Sell in May and go away: many investors are considering that after a brutal start to the year. With volatility inching its way into late spring, there’s some worry that we could be in for just as turbulent a summer, as central banks tighten. A considerable number of double (50-bps) rate hikes are coming. Investors have braced themselves for such hikes to weigh on corporate earnings.
With a mixed quarter for stocks that were mostly met with punishment, it seems like there’s no path higher from here. We’ve been stuck in a negative, bearish mindset for nearly five months now. While all hope seems lost, the markets arguably offer a magnificent risk/reward scenario today.
With everybody in panic mode, nearly everyone is acting as though stocks are headed to zero. Exacerbating the panic is the selloff in the bond market. Indeed, it’s quite rare to have stocks and bonds both selling off. Gold stocks and crypto have not fared too well, either. And cash continues to wither at the hands of inflation.
The panic-selling season has hit us
It seems like a recession or stagflation — stagnant growth and high inflation — is unavoidable. Investors fear the Fed again, as they’ve fallen behind the curve.
With April CPI in the states coming in at 8.1%, there’s a sign that we may have hit peak inflation. However, the numbers were still hotter than expected. With front-loaded rate hikes coming, inflation may be dragged down to more manageable levels in 18 months. And this cooling of inflation may not require the economy to tank. Indeed, it takes a while for monetary policy to impact the inflation rate, but there is room to be optimistic that the worst of inflation is behind us.
Even if we are heading for a recession, there may be less to fear for investors than fear of inflation itself.
Leon’s is a discretionary retailer that’s seen its shares sink 30% year to date.

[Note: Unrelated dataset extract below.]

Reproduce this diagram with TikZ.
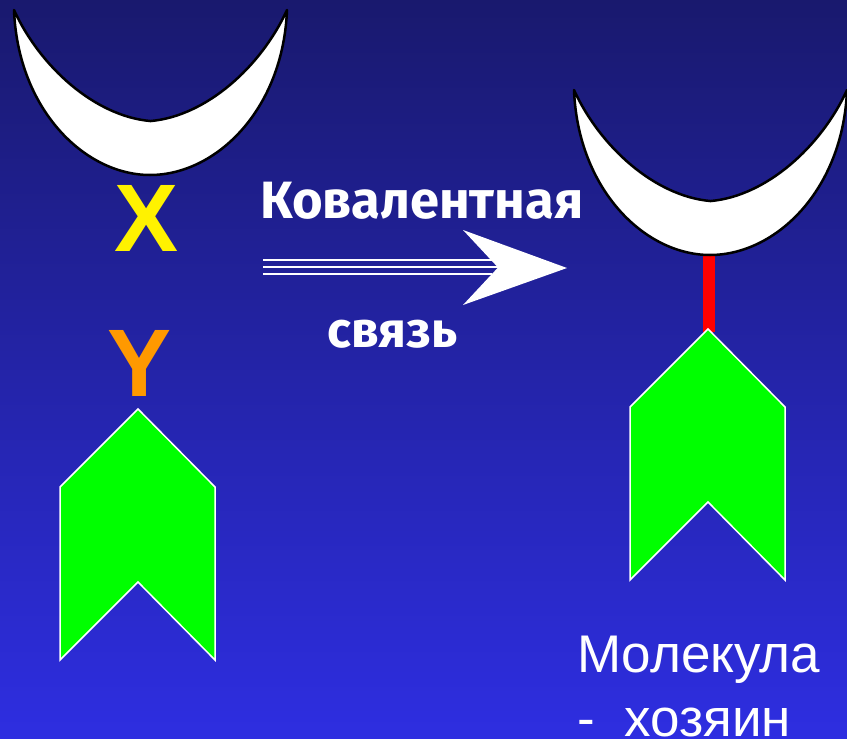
\documentclass[tikz,border=0pt]{standalone}
\usepackage{fontspec}
\setmainfont{Liberation Sans}
\newfontfamily\comicfont{Fira Sans}
\definecolor{bgtop}{RGB}{25,25,110}
\definecolor{bgbot}{RGB}{46,46,225}
\definecolor{gleaf}{RGB}{0,255,0}
\definecolor{yorange}{RGB}{255,153,0}
\tikzset{
  crescentstyle/.style={fill=white,draw=black,line width=2.5pt,line join=round},
  crescent/.pic={
    \draw[crescentstyle] (14,10) .. controls (18,110) and (85,175) .. (150,175)
      .. controls (216,175) and (283,110) .. (287,10)
      .. controls (261,67) and (206,116) .. (151,121) -- (150,121)
      .. controls (95,116) and (40,67) .. (14,10) -- cycle;
  },
  chevron/.pic={
    \draw[fill=gleaf,draw=white,line width=1.5pt,line join=miter]
      (138,409) -- (215,487) -- (215,660) -- (138,582) -- (60,660) -- (60,487) -- cycle;
  },
  letter/.style={font=\bfseries\fontsize{96}{96}\selectfont,inner sep=0pt},
  bigtxt/.style={text=white,inner sep=0pt,anchor=base west},
  bond/.style={draw=red,line width=12pt},
  triline/.style={draw=white,line width=2pt},
}
\begin{document}
\begin{tikzpicture}[x=1pt,y=-1pt]
\useasboundingbox (0,0) rectangle (847,739);
\shade[top color=bgtop,bottom color=bgbot] (0,0) rectangle (847,739);
% left group
\pic at (0,0) {crescent};
\node[letter,text=yellow] (X) at (146.5,218.5) {X};
\node[letter,text=yorange] (Y) at (140,363) {Y};
\pic at (0,0) {chevron};
% bond on right
\coordinate (c2bot) at (709,252);
\coordinate (g2top) at (709,332);
\draw[bond] (c2bot) -- (g2top);
\pic at (560,80) {crescent};
\pic at (570,-80) {chevron};
% arrow
\coordinate (a1s) at (263,259.5);
\coordinate (a1e) at (492,259.5);
\coordinate (a2s) at (263,266.8);
\coordinate (a2e) at (500,266.8);
\coordinate (a3s) at (263,274);
\coordinate (a3e) at (492,274);
\draw[triline] (a1s) -- (a1e);
\draw[triline] (a2s) -- (a2e);
\draw[triline] (a3s) -- (a3e);
\coordinate (tip) at (567,268);
\fill[white] (tip) -- (463,230) -- (498,267.5) -- (463,305) -- cycle;
% labels
\node[bigtxt,font=\comicfont\bfseries\fontsize{52.5}{52.5}\selectfont] (kov) at (260,218) {Ковалентная};
\node[bigtxt,font=\comicfont\bfseries\fontsize{50}{50}\selectfont] (svyaz) at (327,347) {связь};
\node[bigtxt,font=\fontsize{53}{53}\selectfont] (mol1) at (577,672) {Молекула};
\node[bigtxt,font=\fontsize{53}{53}\selectfont] (mol2) at (577,736) {-\ \ хозяин};
\end{tikzpicture}
\end{document}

In a recession, furniture, and other big-ticket items just do not sell well. Indeed, everyone seems so convinced that we’re marching slowly into a painful economic downturn, so it’s not a mystery as to why LNF stock has slipped so viciously.
With the stock back at 2020 levels at $17 and change per share, though, investors’ fears may be a tad overblown. The $1.2 billion company could have plenty of upside if recession fears are proven wrong and central banks don’t need to hike nearly as fast as the Street is expecting.
At 6.6 times trailing earnings, LNF stock is in deep-value territory. Though many may pass it up as a value trap, I think the well-run retailer offers a great risk/reward scenario. Sure, supply chain woes and all the sort will continue to weigh this year, but in due time, they will pass. And when they do, LNF stock will likely pick up where it left off in the back half of 2021.
With a 3.7% dividend yield, LNF stock is a very intriguing candidate for contrarians. Be warned, though, if a recession does hit, shares could easily return to the lows of 2020.
The bottom line
Leon’s Furniture’s managers are “cautiously optimistic” about the fiscal year. Even with the recession chatter and talks of stagflation, the company is well poised to continue improving what it can. Once the tides inevitably turn, I think it’ll be off to the races again. Many first-time millennial homebuyers will need the furnishings. This trend alone makes LNF a great long-term hold.